The same warped mindset that brought about the abortion of over 53 million unborn children, since 1973, also campaigned against adoption. Margaret Sanger, herself, in an interview with Mike Wallace in 1957, bemoaned the birth of those “already marked when they’re born.” She called giving birth to such children “the greatest sin in the world.”  This hate against our own posterity is the immutable foundation of the nation’s largest abortion chain.

This explains why Planned Parenthood aborts 340 children for every ONE adoption referral. Their tragic philosophy that “unintended” equals “unwanted” equals “unloved” is disproven every day by the millions who have been adopted since Sanger uttered those words.

November is National Adoption Month. Not only should we celebrate the beauty of adoption, but the urgent necessity of adoption, orphan and foster care.

Recently, I attended a meeting where Jim Daly, CEO/President of Focus on the Family spoke hypothetically about the New York Times running the headline: “Christians Adopt All Children in System.” It was a powerful statement, and one I know he and many other like-minded prolife individuals strive to make reality.

It’s not impossible. In fact, looking at the numbers, it’s seems incredibly achievable. In 2008, out of the 463,00 children in the foster care system, 111,225 are waiting for adoption, according to the most recent statistics from the Department of Health and Human Services. The Pew Research Institute reports that Evangelicals and Catholics make up 26.3% and 23.9%, respectfully, of the US adult population. Census Bureau data indicates this would amount to 117,751,128 adults. (I’m using the two largest religious affiliations to show how only a portion of our nation’s religious make-up can eradicate the orphan crisis here in the United States.) That’s 1058 adults for every single child that’s available for adoption through foster care—sounds like a pretty good ratio.

There are some conditions of our humanity that are solvable.
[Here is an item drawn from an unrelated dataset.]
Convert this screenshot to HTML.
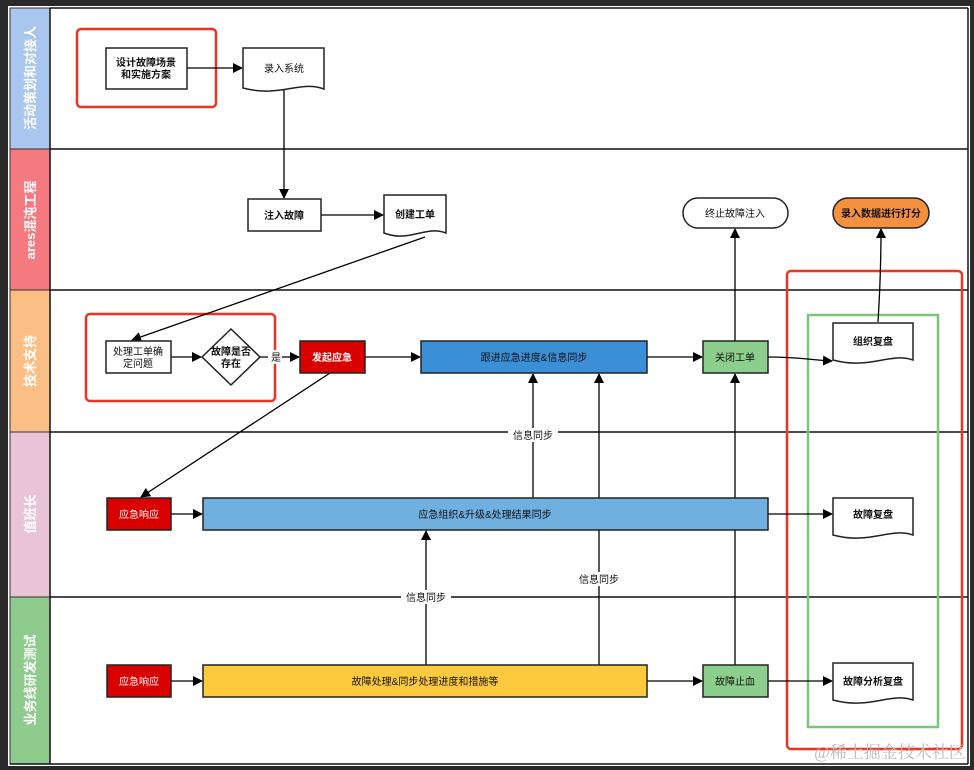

Adoption of the fatherless (and motherless) is one of them.  During this month, if you haven’t yet heard an appeal in your church or workplace about National Adoption Day or National Adoption Month find out more and share it with your Evangelical, Catholic, Mainline, or even unaffiliated friends.

My life was forever changed. Another child’s life, as well as yours, can be too.  Adopt. Be the Hope.